In March, China’s central bank sold the smallest amount of foreign exchange since May 2016.In March, China’s central bank sold the smallest amount of foreign exchange since May 2016.

China’s forex reserves rose for the third month in a row in April, signaling eased capital flight pressure, central bank data showed Sunday. Forex reserves climbed to $3.0295 trillion at the end of April from $3.0091 trillion a month earlier, according to statistics from the People’s Bank of China.

This was the first time the reserves expanded for three months consecutively since June 2014. The country’s gold reserves also increased from $73.7 billion by the end of March to over $75 billion by the end of April, Xinhua reported.
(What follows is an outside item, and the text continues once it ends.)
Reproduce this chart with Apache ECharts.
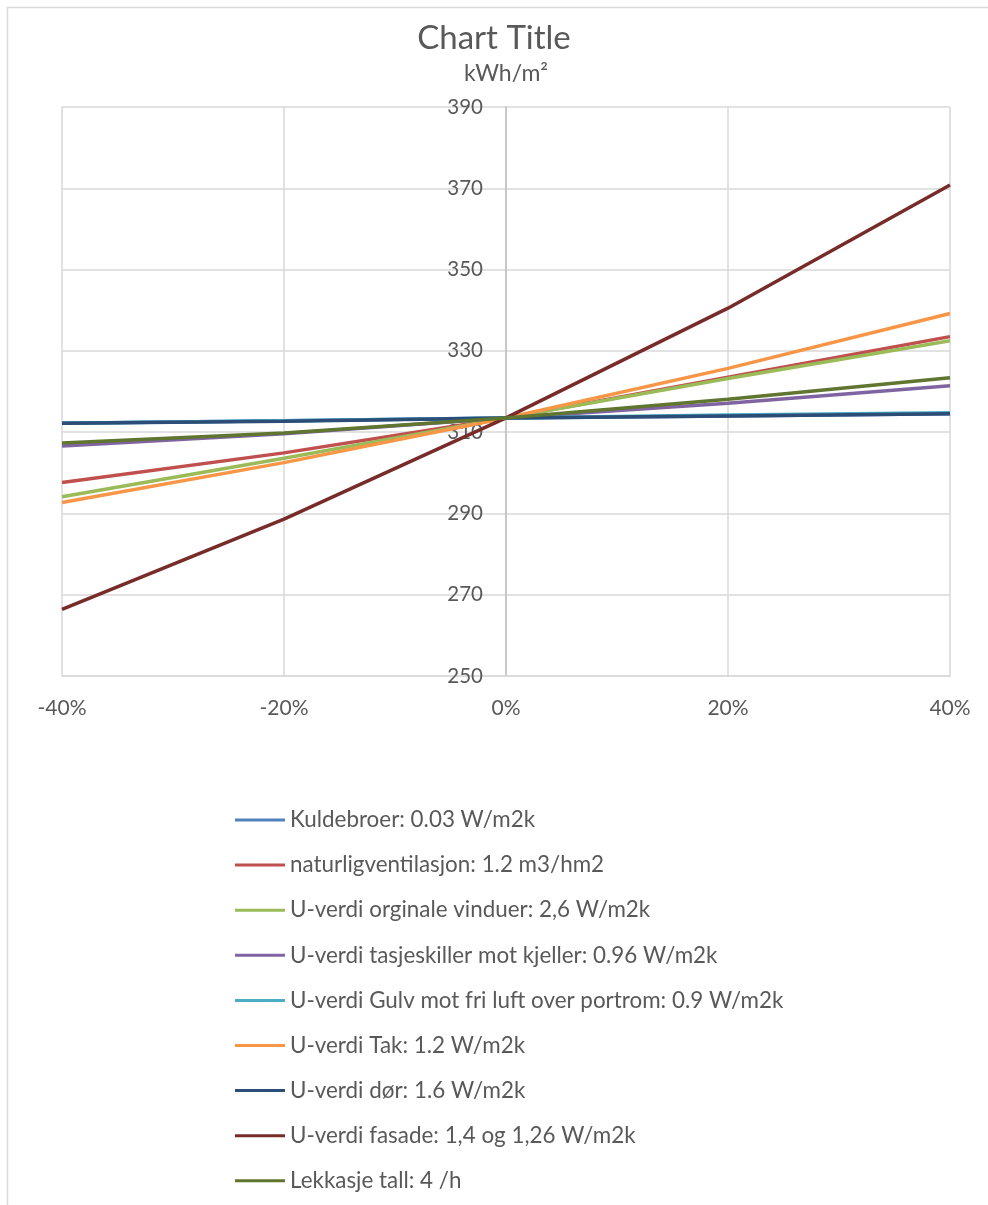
<!DOCTYPE html>
<html>
<head>
<meta charset="utf-8">
<script src="https://cdn.jsdelivr.net/npm/echarts@6/dist/echarts.min.js"></script>
<style>
  html, body { margin: 0; padding: 0; background: #fff; }
  #chart { width: 988px; height: 1205px; }
</style>
</head>
<body>
<div id="chart"></div>
<script>
// Relative change of each parameter (x) and resulting energy use in kWh/m2 (y)
const steps = [-0.4, -0.2, 0, 0.2, 0.4];

const seriesNames = [
  'Kuldebroer: 0.03 W/m2k',
  'naturligventilasjon: 1.2 m3/hm2',
  'U-verdi orginale vinduer: 2,6 W/m2k',
  'U-verdi tasjeskiller mot kjeller: 0.96 W/m2k',
  'U-verdi Gulv mot fri luft over portrom: 0.9 W/m2k',
  'U-verdi Tak: 1.2 W/m2k',
  'U-verdi dør: 1.6 W/m2k',
  'U-verdi fasade: 1,4 og 1,26 W/m2k',
  'Lekkasje tall: 4 /h'
];

const kuldebroer   = [312.2, 312.8, 313.5, 314.0, 314.5];
const ventilasjon  = [297.6, 304.9, 313.5, 323.5, 333.5];
const vinduer      = [294.1, 303.6, 313.5, 323.2, 332.5];
const tasjeskiller = [306.6, 309.6, 313.5, 317.1, 321.4];
const gulv         = [312.2, 312.8, 313.5, 314.2, 314.8];
const tak          = [292.7, 302.5, 313.5, 325.7, 339.2];
const dor          = [312.2, 312.7, 313.5, 314.0, 314.5];
const fasade       = [266.4, 288.6, 313.5, 340.5, 370.8];
const lekkasje     = [307.3, 309.8, 313.5, 318.1, 323.4];

const seriesValues = [kuldebroer, ventilasjon, vinduer, tasjeskiller, gulv, tak, dor, fasade, lekkasje];

const colors = ['#4F81BD', '#C0504D', '#9BBB59', '#8064A2', '#4BACC6', '#F79646', '#2C4D75', '#772C2A', '#5F7530'];

const FONT = 'Lato, "Open Sans", sans-serif';
const TEXT = '#595959';

const GRID_LEFT = 62, GRID_RIGHT = 38;
const chartWidth = 988;
// the value axis is drawn where x = 0, halfway across the plot
const yAxisShift = (chartWidth - GRID_LEFT - GRID_RIGHT) / 2;

const chart = echarts.init(document.getElementById('chart'));

chart.setOption({
  animation: false,
  color: colors,
  title: {
    text: 'Chart Title',
    left: 'center',
    top: 17,
    textStyle: { fontFamily: FONT, fontSize: 33, fontWeight: 'normal', color: TEXT }
  },
  graphic: [{
    type: 'rect',
    shape: { x: 7.5, y: 7.5, width: 1000, height: 1300 },
    style: { fill: 'none', stroke: '#d9d9d9', lineWidth: 1.5 },
    silent: true
  }],
  legend: {
    orient: 'vertical',
    left: 235,
    top: 809,
    padding: 0,
    itemWidth: 50,
    itemHeight: 3,
    itemGap: 23.1,
    icon: 'rect',
    textStyle: { fontFamily: FONT, fontSize: 22.4, color: TEXT, padding: [0, 0, 0, 0] },
    data: seriesNames
  },
  grid: { left: GRID_LEFT, right: GRID_RIGHT, top: 107, bottom: 529, containLabel: false },
  xAxis: {
    type: 'value',
    min: -0.4,
    max: 0.4,
    interval: 0.2,
    axisLine: { onZero: false, lineStyle: { color: '#d9d9d9', width: 1.5 } },
    axisTick: { show: false },
    splitLine: { show: true, lineStyle: { color: '#d9d9d9', width: 1.5 } },
    axisLabel: {
      fontFamily: FONT, fontSize: 21, color: TEXT, margin: 22,
      formatter: v => Math.round(v * 100) + '%'
    }
  },
  yAxis: {
    type: 'value',
    min: 250,
    max: 390,
    interval: 20,
    offset: -yAxisShift,
    name: 'kWh/m²',
    nameLocation: 'end',
    nameGap: 22,
    nameTextStyle: { fontFamily: FONT, fontSize: 23, color: TEXT, align: 'center' },
    axisLine: { show: true, onZero: false, lineStyle: { color: '#bfbfbf', width: 1.5 } },
    axisTick: { show: false },
    splitLine: { show: true, lineStyle: { color: '#d9d9d9', width: 1.5 } },
    axisLabel: { fontFamily: FONT, fontSize: 20.5, color: TEXT, margin: 23 }
  },
  series: seriesNames.map((name, i) => ({
    name,
    type: 'line',
    symbol: 'none',
    data: steps.map((x, j) => [x, seriesValues[i][j]]),
    lineStyle: { width: 3.5, color: colors[i] },
    itemStyle: { color: colors[i] }
  }))
});
</script>
</body>
</html>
The State Administration of Foreign Exchange predicted last month that the size of forex reserves would become more stable in the future as the economy maintains relatively fast growth and the country’s current account surplus stays in a reasonable range.

There had been growing concerns about capital flowing out of the Chinese market in the second half of 2016, when the economy was facing looming downward pressures and the Chinese yuan was in the middle of a losing streak against the US dollar.

In January, China’s forex reserves declined below the closely watched $3 trillion mark for the first time since February 2011.

However, concerns about capital outflows have receded lately, with the Chinese economy on a firmer footing, supported by a string of upbeat data including industrial profits, factory activity and fixed-asset investment.

In March, China’s central bank sold the smallest amount of foreign exchange since May 2016, supporting the government’s assertions that capital flows were becoming more balanced, Reuters reported.

Premier Li Keqiang said last month that market confidence in the yuan had significantly improved and the outside world had stable expectations for the yuan exchange rate.

The forex regulator said on Wednesday that China will improve macro-prudential management on cross-border flows to ward off potential risks and “optimize” diversification of foreign exchange reserves to serve China’s strategic goals.

China has tightened rules on moving capital outside the country in recent months as it seeks to support the yuan and stem a slide in its foreign exchange reserves. It burned through nearly $320 billion of reserves last year but the yuan still fell about 6.5% against the dollar, its biggest annual drop since 1994.

The Chinese currency is forecast to weaken to 7.07 against the dollar in a year, according to a Reuters poll of 60 foreign exchange strategists.